Mestre Eckhart – Tratado do Desprendimento 9


  1. Ora eu pergunto aqui qual é o objeto do puro desprendimento.
  2. Eu respondo assim: nem isto nem aquilo é o objeto do puro desprendimento.
  3. Ele repousa no nada absoluto, e eis porque é assim: o puro desprendimento situa-se no cume.
  4. Ora está no cume aquele em quem Deus pode agir segundo a sua absoluta vontade.
  5. Ora Deus não pode agir em todos os corações segundo a sua absoluta vontade, porque apesar de Deus ser omnipotente, ele no entanto só pode agir se encontra ou opera a disponibilidade.
  6. E eu digo "opera" por causa de S. Paulo, porque Deus não encontrou nele disponibilidade, mas preparou-o infundindo-lhe a graça.
  7. É por isso que eu digo: Deus age conforme encontra a disponibilidade.
  8. A sua operação é diferente no ser humano e na pedra.
  9. Nós encontramos uma comparação na natureza; quando se aquece um forno e quando se mete dentro uma massa de aveia, uma de cevada, uma de centeio e uma de trigo, há um mesmo calor no forno, e no entanto ele não atua da mesma forma nas massas; porque uma torna-se num bom pão, a outra é mais grosseira, a terceira ainda mais grosseira.
  10. E a culpa não é do calor, a culpa é da matéria que é diferente.
  11. Da mesma forma, Deus não opera da mesma maneira em todos os corações; ele opera segundo a disponibilidade e a receptividade que encontra.
  12. Se tal coração contém isto ou aquilo, pode haver no "isto ou aquilo" qualquer coisa que faz com que Deus não possa agir segundo o modo mais elevado.
  13. Para que o coração esteja disponível para o mais elevado, é preciso portanto que ele repouse no puro nada, e é essa também a maior possibilidade que pode ser.
  14. Como o coração desprendido se encontra no cume, é preciso que ele repouse no nada, porque é aí que se encontra a maior receptividade.
  15. Eis uma comparação na natureza.

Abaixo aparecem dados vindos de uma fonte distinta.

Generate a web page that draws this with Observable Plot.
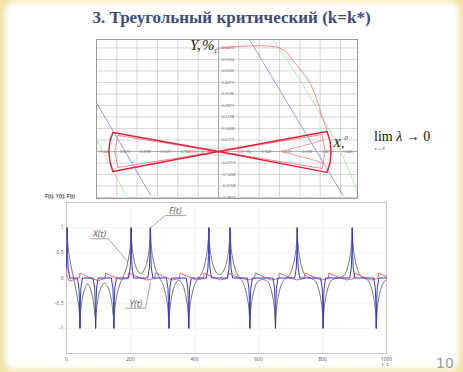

Quando eu quero escrever numa tabuinha de cera, por mais nobre que seja o que está escrito na tabuinha, ela não pode fazer com que eu não fique constrangido, por motivo de eu não poder escrever nela, e se no entanto eu quiser escrever, é preciso que eu apague e suprima o que está na tabuinha.
  16. E a tabuinha nunca está mais própria para a escrita que quando não tem nada escrito nela.
  17. Da mesma forma, se Deus deve escrever no meu coração segundo o modo mais elevado, é preciso que saia do coração tudo o que se pode nomear isto ou aquilo, e tal é o coração desprendido.
  18. Então Deus pode agir segundo o modo mais elevado, e segundo a sua vontade suprema.
  19. É por isso que o objeto do coração desprendido não é nem isto nem aquilo.